The General-Purpose Interatomic Potential for Silicon encompasses 2475 structures, which can be categorized into 23 different structure types⁴⁵. Not all structure types contain a sufficient number of structures for data-driven analysis. Therefore, we restrict our analysis to distinguishing between diamond, β-Sn, simple hexagon (SH), and liquid phase, but also localization of monovacancies, interstitial positions, and identifying surface atoms.

Water structures include bulk liquid, ice, and a spherical nucleus surrounded by supercooled water. All structures have been generated by running MD simulations with n2p2⁴⁶ – LAMMPS⁴⁷ using a Behler-Parrinello neural network trained on ab initio data based on the RPBE-D3 zero damping density functional⁴⁸. Initial ice-Ih structures were generated with GenIce⁴⁹ and then simulated in the anisotropic NpT ensemble at 250 K and 0 bar for 700 ps. Supercooled water presents prolonged relaxation, so producing equilibrated structures requires either very long simulations or the use of special techniques. Here, we have run a 32 replica parallel tempering simulation at constant 0 bar pressure during 8 ns covering from 211 K up to 335 K. Then, the last structure from the distribution of 250 K was selected and simulated for 2 ns more at constant temperature and pressure (250 K and 0 bar) for production-level data acquisition. To produce the nucleus system, we inserted a perfect spherical ice-Ih nucleus of about 2000 water molecules into a supercooled water configuration, producing 78,856 water molecules. We pre-equilibrated the system using the TIP4P/Ice force field⁵⁰ via the GROMACS package⁵¹. The temperature was set to 250 K, pressure to 0 bar, and the nucleus size barely changed during 500 ps. Then, we switched to the MLP and slightly heated the system towards 260 K for 10 ps. Finally, we have run 2.5 ns in the NpH ensemble for production-level structures at 0 bar. The nucleus remained relatively stable in size, and the average temperature quickly converged to ~255 K. To study the role of hyperparameters in local descriptor space as described in the supplementary information, we use dataset-2 from ref. ⁵².

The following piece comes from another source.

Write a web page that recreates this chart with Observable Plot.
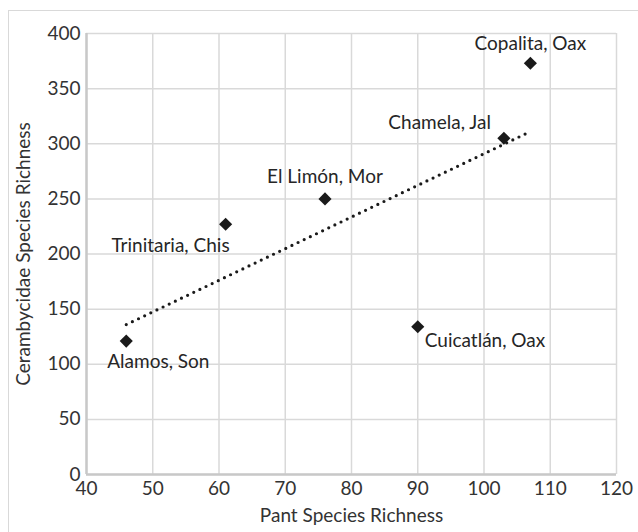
<!DOCTYPE html>
<html>
<head>
<meta charset="utf-8">
<script src="https://cdn.jsdelivr.net/npm/d3@7"></script>
<script src="https://cdn.jsdelivr.net/npm/@observablehq/plot@0.6"></script>
<style>
  html, body { margin: 0; padding: 0; background: #fff; overflow: hidden; }
  #chart { position: relative; width: 638px; height: 532px; overflow: hidden; }
  #frame { position: absolute; left: 8px; top: 10px; width: 700px; height: 600px; border: 1px solid #d9d9d9; box-sizing: border-box; pointer-events: none; }
</style>
</head>
<body>
<div id="chart"><div id="frame"></div></div>
<script>
const sites = ["Alamos, Son", "Trinitaria, Chis", "El Limón, Mor", "Cuicatlán, Oax", "Chamela, Jal", "Copalita, Oax"];
const plantRichness = [46, 61, 76, 90, 103, 107];
const cerambycidRichness = [121, 227, 250, 134, 305, 373];
const xTicks = [40, 50, 60, 70, 80, 90, 100, 110, 120];
const yTicks = [0, 50, 100, 150, 200, 250, 300, 350, 400];
const xTitle = "Pant Species Richness";
const yTitle = "Cerambycidae Species Richness";

const data = sites.map((s, i) => ({site: s, x: plantRichness[i], y: cerambycidRichness[i]}));

const font = "Lato, sans-serif";
const fs = 19;
const labelStyle = {fontSize: fs, fill: "#262626", fontFamily: font};
const place = {
  "Alamos, Son":      {textAnchor: "start", dx: -19, dy: 21},
  "Trinitaria, Chis": {textAnchor: "end",   dx: 4,   dy: 22},
  "El Limón, Mor":    {textAnchor: "middle", dx: 0,  dy: -22},
  "Cuicatlán, Oax":   {textAnchor: "start", dx: 7,   dy: 14},
  "Chamela, Jal":     {textAnchor: "end",   dx: -13, dy: -15},
  "Copalita, Oax":    {textAnchor: "middle", dx: 0,  dy: -19}
};

const labelMarks = data.map(d => Plot.text([d], {x: "x", y: "y", text: "site", ...labelStyle, ...place[d.site]}));

const plot = Plot.plot({
  width: 638,
  height: 532,
  marginLeft: 86,
  marginRight: 22,
  marginTop: 33,
  marginBottom: 58,
  style: {fontFamily: font, background: "transparent", overflow: "visible"},
  x: {domain: [40, 120]},
  y: {domain: [0, 400]},
  marks: [
    Plot.gridX(xTicks, {stroke: "#d9d9d9", strokeOpacity: 1, strokeWidth: 1.5}),
    Plot.gridY(yTicks, {stroke: "#d9d9d9", strokeOpacity: 1, strokeWidth: 1.5}),
    Plot.ruleX([40], {stroke: "#c8c8c8", strokeWidth: 2.5}),
    Plot.ruleY([0], {stroke: "#c8c8c8", strokeWidth: 2.5}),
    Plot.axisX(xTicks, {tickSize: 0, tickPadding: 7, fontSize: fs, fill: "#333", label: null}),
    Plot.axisY(yTicks, {tickSize: 0, tickPadding: 6, fontSize: fs, fill: "#333", label: null}),
    Plot.text([xTitle], {frameAnchor: "bottom", dy: 47, fontSize: fs, fill: "#333", fontFamily: font}),
    Plot.text([yTitle], {frameAnchor: "left", textAnchor: "middle", dx: -63, rotate: -90, fontSize: fs, fill: "#333", fontFamily: font}),
    Plot.linearRegressionY(data, {x: "x", y: "y", ci: 0, stroke: "#1a1a1a", strokeWidth: 3.2, strokeDasharray: "0,6.8", strokeLinecap: "round"}),
    Plot.dot(data, {x: "x", y: "y", symbol: "diamond2", r: 5.9, fill: "#1a1a1a", stroke: "none"}),
    ...labelMarks
  ]
});
document.getElementById("chart").appendChild(plot);
</script>
</body>
</html>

We employ Behler-Parinello descriptors (symmetry functions) to encode the local structure information due to their simplicity and widespread applicability¹⁴. For silicon, we constructed a descriptor vector comprising 20 radial Gaussian symmetry functions and 15 angular polynomial symmetry functions⁵³ (details are provided in Tables S1 and S2). These symmetry functions are designed generally without leveraging specific knowledge about the bonding⁵⁴. A cutoff distance of 5 Å was set to prevent self-interaction in smaller supercells within the dataset. For water analysis, we chose well-tested symmetry functions commonly employed in molecular dynamics simulations accelerated by MLPs⁴⁸ with a cutoff of 6.35 Å. Only oxygen descriptors that include both oxygen-oxygen and oxygen-hydrogen interactions have been utilized in analyses.

Each data point corresponds to an individual atomic environment within the supercell without averaging over the cell or time unless otherwise specified.

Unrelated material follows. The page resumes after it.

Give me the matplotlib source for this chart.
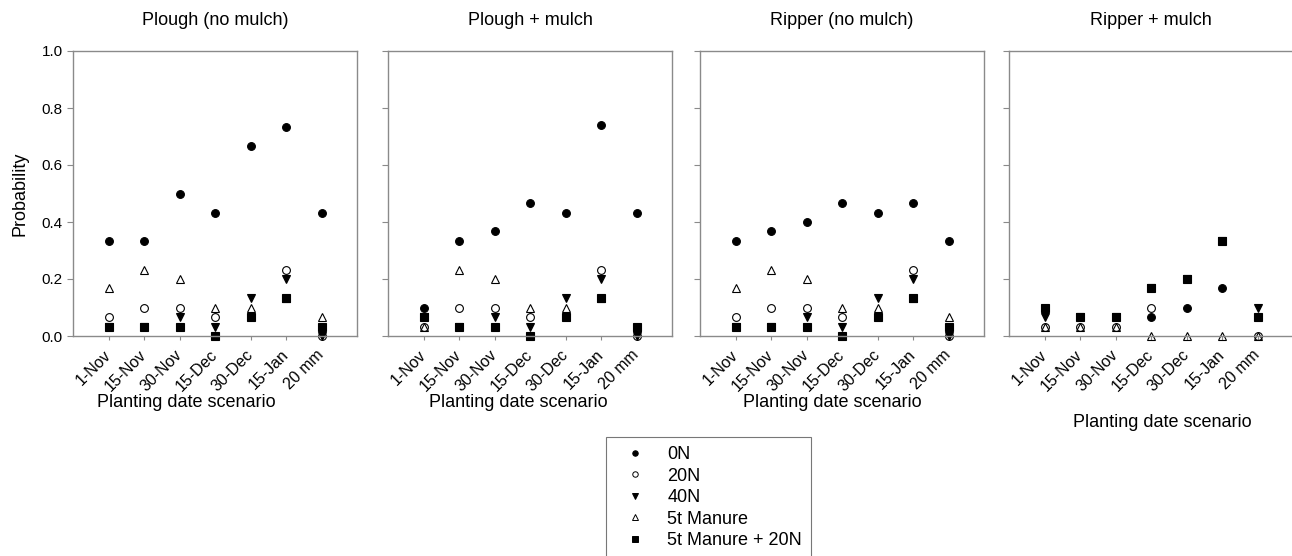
import matplotlib
matplotlib.use('Agg')
import matplotlib.pyplot as plt
from matplotlib.lines import Line2D

plt.rcParams['font.family'] = ['Liberation Sans', 'DejaVu Sans']

dates = ['1-Nov', '15-Nov', '30-Nov', '15-Dec', '30-Dec', '15-Jan', '20 mm']
treatments = ['0N', '20N', '40N', '5t Manure', '5t Manure + 20N']
titles = ['Plough (no mulch)', 'Plough + mulch', 'Ripper (no mulch)', 'Ripper + mulch']

# probability, one row per treatment, one column per planting date
plough_no_mulch = [
    [0.333, 0.333, 0.500, 0.433, 0.667, 0.733, 0.433],
    [0.067, 0.100, 0.100, 0.067, 0.067, 0.233, 0.000],
    [0.033, 0.033, 0.067, 0.033, 0.133, 0.200, 0.000],
    [0.167, 0.233, 0.200, 0.100, 0.100, 0.133, 0.067],
    [0.033, 0.033, 0.033, 0.000, 0.067, 0.133, 0.033],
]
plough_mulch = [
    [0.100, 0.333, 0.367, 0.467, 0.433, 0.740, 0.433],
    [0.033, 0.100, 0.100, 0.067, 0.067, 0.233, 0.000],
    [0.067, 0.033, 0.067, 0.033, 0.133, 0.200, 0.000],
    [0.033, 0.233, 0.200, 0.100, 0.100, 0.133, 0.033],
    [0.067, 0.033, 0.033, 0.000, 0.067, 0.133, 0.033],
]
ripper_no_mulch = [
    [0.333, 0.367, 0.400, 0.467, 0.433, 0.467, 0.333],
    [0.067, 0.100, 0.100, 0.067, 0.067, 0.233, 0.000],
    [0.033, 0.033, 0.067, 0.033, 0.133, 0.200, 0.000],
    [0.167, 0.233, 0.200, 0.100, 0.100, 0.133, 0.067],
    [0.033, 0.033, 0.033, 0.000, 0.067, 0.133, 0.033],
]
ripper_mulch = [
    [0.100, 0.067, 0.067, 0.067, 0.100, 0.167, 0.067],
    [0.033, 0.033, 0.033, 0.100, 0.200, 0.333, 0.000],
    [0.067, 0.067, 0.067, 0.167, 0.200, 0.333, 0.100],
    [0.033, 0.033, 0.033, 0.000, 0.000, 0.000, 0.000],
    [0.100, 0.067, 0.067, 0.167, 0.200, 0.333, 0.067],
]
panels = [plough_no_mulch, plough_mulch, ripper_no_mulch, ripper_mulch]

# marker, size, filled
styles = [('o', 5.6, True), ('o', 5.6, False), ('v', 5.2, True),
          ('^', 5.2, False), ('s', 5.2, True)]

W, H = 1292, 556
fig = plt.figure(figsize=(W / 100, H / 100), dpi=100)

lefts = [73, 388, 700, 1009]
top, bottom = 51, 336
width = 284
xlabel_pos = [(0.40, -0.235), (0.46, -0.235), (0.465, -0.235), (0.54, -0.305)]

x = list(range(1, len(dates) + 1))
grey = '#8a8a8a'

for i, data in enumerate(panels):
    ax = fig.add_axes([lefts[i] / W, 1 - bottom / H, width / W, (bottom - top) / H])
    for row, (m, ms, filled) in zip(data, styles):
        ax.plot(x, row, linestyle='none', marker=m, markersize=ms,
                markerfacecolor='black' if filled else 'none',
                markeredgecolor='black', markeredgewidth=0.8, clip_on=False)

    ax.set_xlim(0, 8)
    ax.set_ylim(0, 1.0)
    ax.set_xticks(x)
    ax.set_xticklabels(dates, rotation=45, ha='right', va='center',
                       rotation_mode='anchor', fontsize=11.5)
    ax.set_yticks([0, 0.2, 0.4, 0.6, 0.8, 1.0])
    if i == 0:
        ax.set_yticklabels(['0.0', '0.2', '0.4', '0.6', '0.8', '1.0'], fontsize=11)
        ax.set_ylabel('Probability', fontsize=13)
        ax.yaxis.set_label_coords(-0.158, 0.5)
    else:
        ax.set_yticklabels([])
    ax.tick_params(axis='both', direction='out', length=4, width=0.8, color=grey)
    ax.tick_params(axis='x', length=3, pad=9)
    for s in ax.spines.values():
        s.set_color(grey)
        s.set_linewidth(1.0)

    ax.set_title(titles[i], fontsize=13, pad=19)
    ax.set_xlabel('Planting date scenario', fontsize=13)
    ax.xaxis.label.set_verticalalignment('center')
    ax.xaxis.set_label_coords(*xlabel_pos[i])

handles = [Line2D([], [], linestyle='none', marker=m, markersize=ms * 0.7,
                  markerfacecolor='black' if filled else 'none',
                  markeredgecolor='black', markeredgewidth=0.7)
           for m, ms, filled in styles]
leg = fig.legend(handles, treatments, loc='upper left',
                 bbox_to_anchor=(606 / W, 1 - 437 / H), fontsize=13,
                 frameon=True, fancybox=False, borderpad=0.5, labelspacing=0.25,
                 handlelength=2.2, handletextpad=0.7, borderaxespad=0)
leg.get_frame().set_edgecolor('#555555')
leg.get_frame().set_linewidth(0.8)

fig.savefig('out.png', dpi=100)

Regarding the hyperparameters of the PaCMAP algorithm, we have fixed parameters for all presented cases. This entails n_NP = 10, n_MN = 5, and n_FP = 25 with PCA initialization.

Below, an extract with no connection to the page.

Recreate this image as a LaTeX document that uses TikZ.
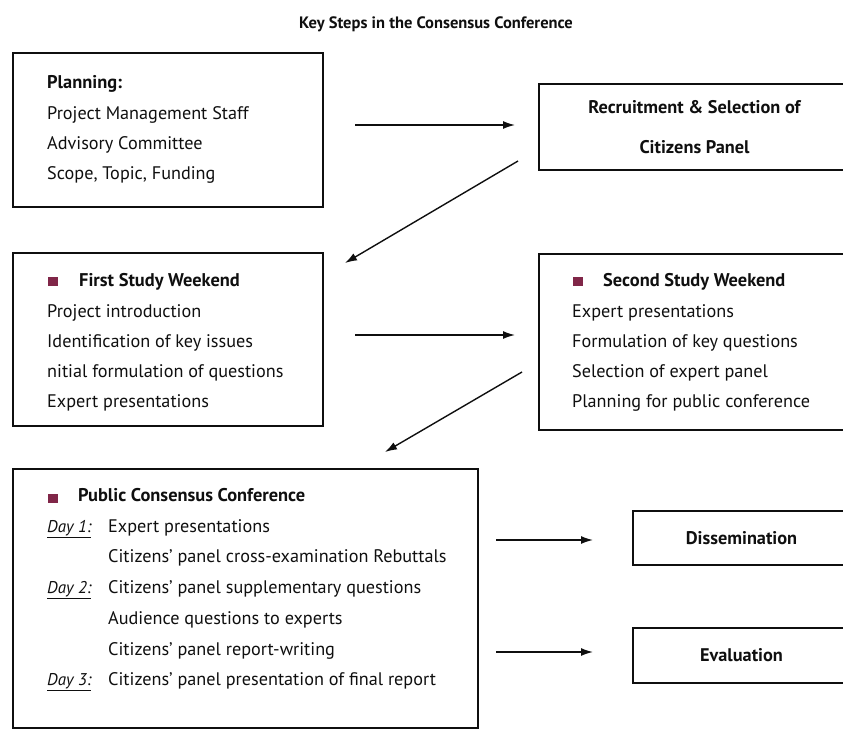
\documentclass[tikz,border=0pt]{standalone}
\usepackage{fontspec}
\setmainfont{PT Sans}
\usetikzlibrary{arrows.meta}
\definecolor{maroon}{RGB}{128,38,72}
\definecolor{ink}{RGB}{15,15,15}
\begin{document}
\begin{tikzpicture}[x=1pt,y=-1pt,
  box/.style={draw=ink, line width=1.7pt, inner sep=0pt, outer sep=0pt},
  cbox/.style={box, align=center, font=\fontsize{18.3}{40}\selectfont\bfseries, text=ink},
  txt/.style={anchor=base west, inner sep=0pt, text=ink, font=\fontsize{18.2}{20}\selectfont},
  daylbl/.style={txt, font=\fontsize{17}{20}\selectfont},
  head/.style={txt, font=\fontsize{18.4}{20}\selectfont\bfseries},
  bullet/.style={fill=maroon, draw=none, minimum width=10pt, minimum height=9pt, inner sep=0pt},
  arr/.style={draw=ink, line width=1.4pt, -{Latex[length=12pt,width=8pt]}}]
\useasboundingbox (0,0) rectangle (843,731);
\clip (0,0) rectangle (843,731);

% title
\node[inner sep=0pt, anchor=base, text=ink, font=\fontsize{16.5}{18}\selectfont\bfseries] (title) at (436,28) {Key Steps in the Consensus Conference};

% frames
\node[box, minimum width=310pt, minimum height=154pt] (plan) at (168,130) {};
\node[cbox, minimum width=311pt, minimum height=86pt] (recruit) at (694.5,127) {Recruitment \& Selection of\\Citizens Panel};
\node[box, minimum width=310pt, minimum height=173pt] (first) at (168,339.5) {};
\node[box, minimum width=311pt, minimum height=176pt] (second) at (694.5,342) {};
\node[box, minimum width=465pt, minimum height=259pt] (public) at (245.5,598.5) {};
\node[cbox, minimum width=217pt, minimum height=54pt] (dissem) at (741.5,538) {Dissemination};
\node[cbox, minimum width=217pt, minimum height=55pt] (evalbox) at (741.5,655.5) {Evaluation};

% planning
\node[head] (p0) at (47,88) {Planning:};
\node[txt] (p1) at (47,119) {Project Management Staff};
\node[txt] (p2) at (47,149) {Advisory Committee};
\node[txt] (p3) at (47,179) {Scope, Topic, Funding};

% first study weekend
\node[bullet] (b1) at (53,281) {};
\node[head] (f0) at (79,286) {First Study Weekend};
\node[txt] (f1) at (47,317) {Project introduction};
\node[txt] (f2) at (47,347) {Identification of key issues};
\node[txt] (f3) at (47,377) {nitial formulation of questions};
\node[txt] (f4) at (47,407) {Expert presentations};

% second study weekend
\node[bullet] (b2) at (578,281) {};
\node[head] (s0) at (603,286) {Second Study Weekend};
\node[txt] (s1) at (572,317) {Expert presentations};
\node[txt] (s2) at (572,347) {Formulation of key questions};
\node[txt] (s3) at (572,377) {Selection of expert panel};
\node[txt] (s4) at (572,407) {Planning for public conference};

% public conference
\node[bullet] (b3) at (53,498) {};
\node[head] (c0) at (78,501) {Public Consensus Conference};
\node[daylbl] (d1) at (47,532) {\underline{\itshape Day 1:}};
\node[txt] (c1) at (108,532) {Expert presentations};
\node[txt] (c2) at (108,562) {Citizens' panel cross-examination Rebuttals};
\node[daylbl] (d2) at (47,593) {\underline{\itshape Day 2:}};
\node[txt] (c3) at (108,593) {Citizens' panel supplementary questions};
\node[txt] (c4) at (108,624) {Audience questions to experts};
\node[txt] (c5) at (108,655) {Citizens' panel report-writing};
\node[daylbl] (d3) at (47,685) {\underline{\itshape Day 3:}};
\node[txt] (c6) at (108,685) {Citizens' panel presentation of final report};

% connectors
\draw[arr, shorten <=32pt, shorten >=24pt] ([yshift=5pt]plan.east) -- ([yshift=2pt]recruit.west);
\draw[arr] ([xshift=-21pt,yshift=9pt]recruit.south west) -- ([xshift=22pt,yshift=-10pt]first.north east);
\draw[arr, shorten <=32pt, shorten >=24pt] ([yshift=4.5pt]first.east) -- ([yshift=7pt]second.west);
\draw[arr] ([xshift=-17pt,yshift=-30pt]second.west) -- ([xshift=-93pt,yshift=17pt]public.north east);
\draw[arr, shorten <=18pt, shorten >=40pt] ([yshift=58.5pt]public.east) -- ([yshift=-2pt]dissem.west);
\draw[arr, shorten <=18pt, shorten >=40pt] ([yshift=-53.5pt]public.east) -- ([yshift=3.5pt]evalbox.west);
\end{tikzpicture}
\end{document}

A linear classifier was used for the water system. As silicon phases originate from different datasets, the misclassification rate for each silicon phase was obtained separately using the Local Outlier Factor (LOF) method⁵⁵.

Software

Production-level molecular dynamics simulations are performed with n2p2⁴⁶ – LAMMPS⁴⁷. GROMACS⁵¹ is used for setting up the ice-Ih nucleus system. Initial configurations of ice are generated with GenIce⁴⁹. The symmetry functions are evaluated using the n2p2 package⁴⁶. The structures are rendered using OVITO⁵⁶. Dimensionality reduction is performed using packages: scikit-learn for PCA⁵⁷, UMAP⁵⁸, and PaCMAP³⁸. Misclassification rates were obtained using scikit-learn⁵⁷.

Neural networks trained on PaCMAP labels are constructed and used for inference with PyTorch⁵⁹.